In a nutshell: this book is funny but the premise does wear thin after a while.
Fleshed out: there’s some really keen insights on a very specific subset of the world–women in NYC who are “friends” but also not and don’t really have “real careers” through a combination of chutzpah and family wealth and are always into “wellness” and being “woke” but also have cleaners whose nationality and/or name they could not produce if needed.
I am lucky to say that I do not know women like this! But my friends and I, perhaps not over email, do snobbily think ourselves better than these sorts of women. What a complicated web to unpack.

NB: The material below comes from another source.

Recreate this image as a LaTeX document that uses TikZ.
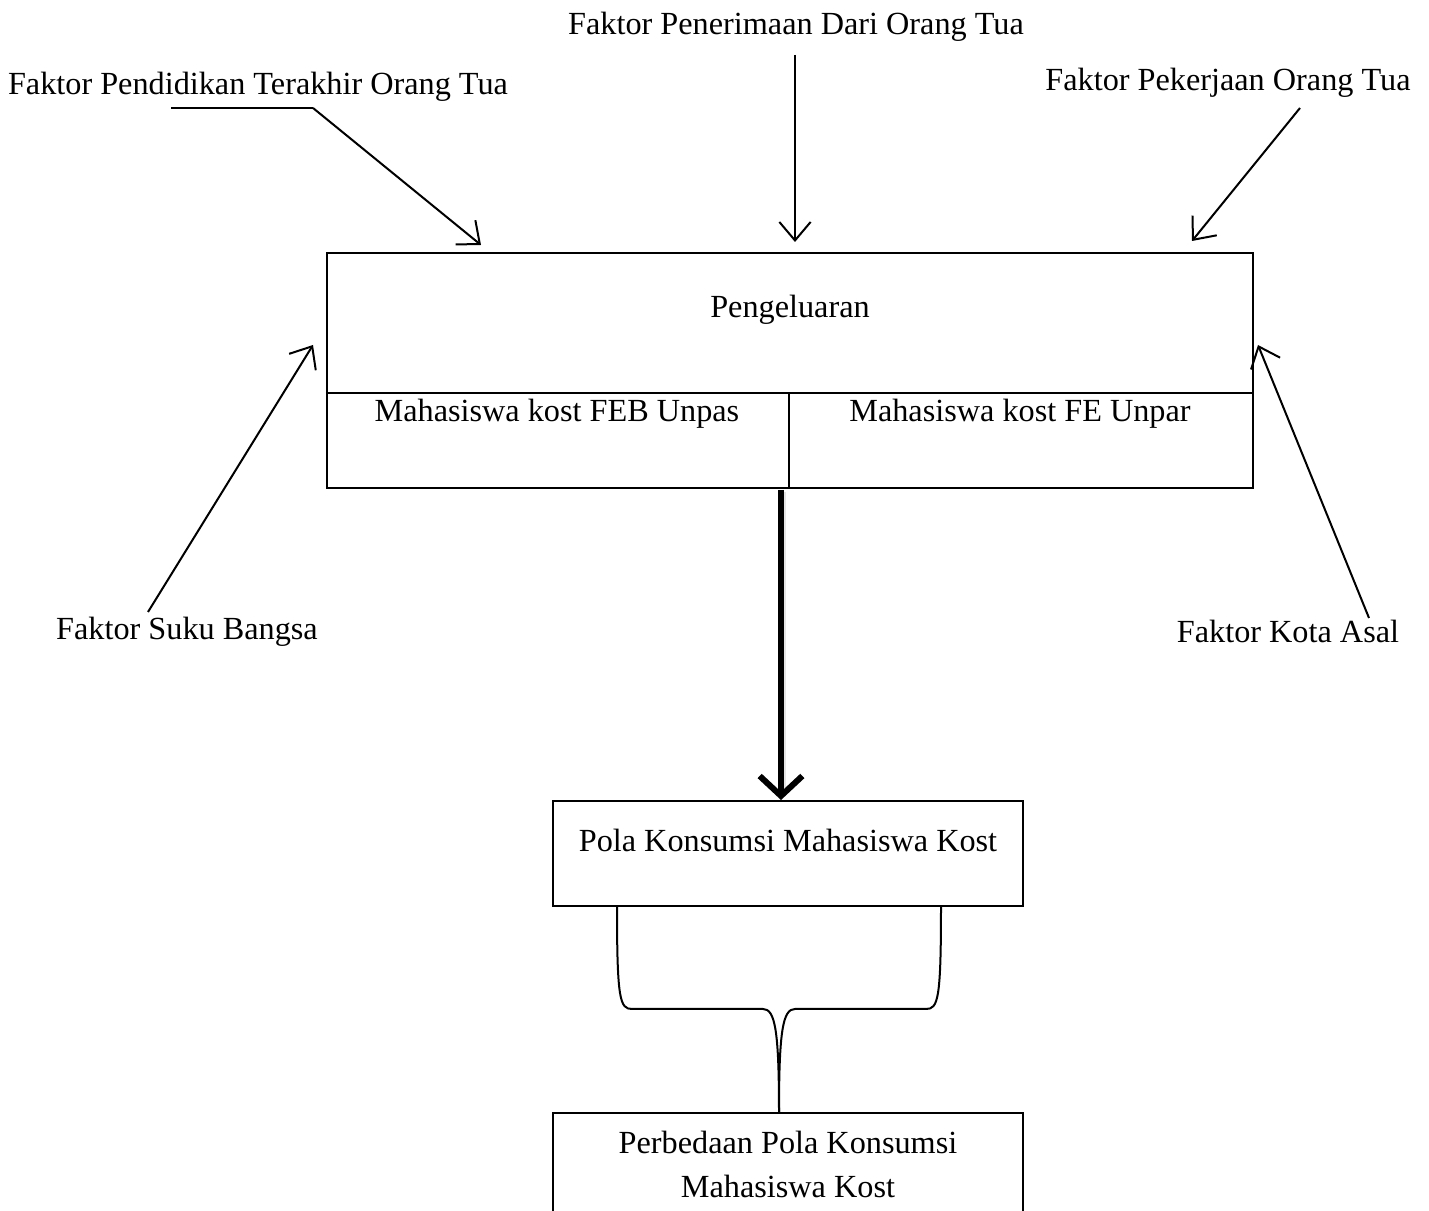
\documentclass[tikz,border=0pt]{standalone}
\usepackage{fontspec}
\setmainfont{Liberation Serif}
\usetikzlibrary{arrows, arrows.meta}

\begin{document}
\begin{tikzpicture}[x=0.4pt, y=-0.4pt, line width=0.8pt,
    >={Straight Barb[length=2.6mm, width=4.4mm]},
    label/.style={inner sep=0pt, font=\fontsize{12.9pt}{15pt}\selectfont},
    kotak/.style={draw, inner sep=0pt}]
      \useasboundingbox (0,0) rectangle (1429,1211);

      % Faktor
      \node[label] (didik) at (258,87) {Faktor Pendidikan Terakhir Orang Tua};
      \node[label] (terima) at (796,27) {Faktor Penerimaan Dari Orang Tua};
      \node[label] (kerja) at (1228,83) {Faktor Pekerjaan Orang Tua};
      \node[label] (suku) at (187,632) {Faktor Suku Bangsa};
      \node[label] (kota) at (1288,631) {Faktor Kota Asal};

      % Pengeluaran
      \node[kotak, minimum width=370.4pt, minimum height=94pt] (keluar) at (790,370.5) {};
      \draw (keluar.west |- 0,393) coordinate (bagiL) -- (keluar.east |- 0,393) coordinate (bagiR);
      \draw (789,393) coordinate (bagiT) -- (keluar.south -| bagiT);
      \node[label] (judul) at (790,310) {Pengeluaran};
      \node[label] (unpas) at (557,414) {Mahasiswa kost FEB Unpas};
      \node[label] (unpar) at (1020,414) {Mahasiswa kost FE Unpar};

      % Pola Konsumsi
      \node[kotak, minimum width=188pt, minimum height=42pt] (pola) at (788,853.5) {};
      \node[label] at (pola.center |- 0,840) {Pola Konsumsi Mahasiswa Kost};
      \node[kotak, minimum width=188pt, minimum height=60pt, anchor=north] (beda) at (788,1112) {};
      \node[label, align=center, font=\fontsize{12.9pt}{17.6pt}\selectfont] at (788,1164) {Perbedaan Pola Konsumsi\\Mahasiswa Kost};

      % arrows
      \coordinate (didikA) at (313,108);
      \coordinate (didikB) at (481,245);
      \draw (171,108) -- (didikA);
      \draw[->] (didikA) -- (didikB);
      \coordinate (terimaA) at (795,55);
      \coordinate (terimaB) at (795,242);
      \draw[->] (terimaA) -- (terimaB);
      \coordinate (kerjaA) at (1300,108);
      \coordinate (kerjaB) at (1192,241);
      \draw[->] (kerjaA) -- (kerjaB);
      \coordinate (sukuA) at (148,612);
      \coordinate (sukuB) at (313,345);
      \draw[->] (sukuA) -- (sukuB);
      \coordinate (kotaA) at (1369,618);
      \coordinate (kotaB) at (1258,345);
      \draw[->] (kotaA) -- (kotaB);

      % thick arrow
      \draw[black!10, line width=3.4pt] (782,492) -- (782,794);
      \draw[line width=2.4pt, arrows={-Straight Barb[length=2.8mm, width=6mm]}] (781,490) -- (pola.north -| 781,0);

      % brace
      \draw (pola.south -| 617,0) .. controls (617,1000) and (620,1009) .. (632,1009) -- (763,1009)
            .. controls (775,1009) and (779,1030) .. (beda.north -| 779,0);
      \draw (pola.south -| 941,0) .. controls (941,1000) and (938,1009) .. (926,1009) -- (795,1009)
            .. controls (783,1009) and (779,1030) .. (beda.north -| 779,0);
\end{tikzpicture}
\end{document}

In any case, I think this book could have maybe benefitted from being about fewer friends? It took a while to get all the characters mentally sorted out, and I’m not sure I ever really did (there’s the Ted Talk-y one, and the one getting engaged, and the one who lives in Brooklyn, and the one who’s always paying for things, and the one who sets healthy boundaries! and some others, that’s not yet eight). But the broad strokes are pretty funny, even if the premise requires some stretching of credibility (who are these people on email this much, even I don’t email this much and it’s about 50% of my job).
At the end of the day, I guess I’m still rooting for this group of weird and sort of toxic women to make it work, maybe in smaller groups that clump together out of shared (or, more shared) interests. Adult friendships are hard, man, and far be it from me to criticize them in any form they come.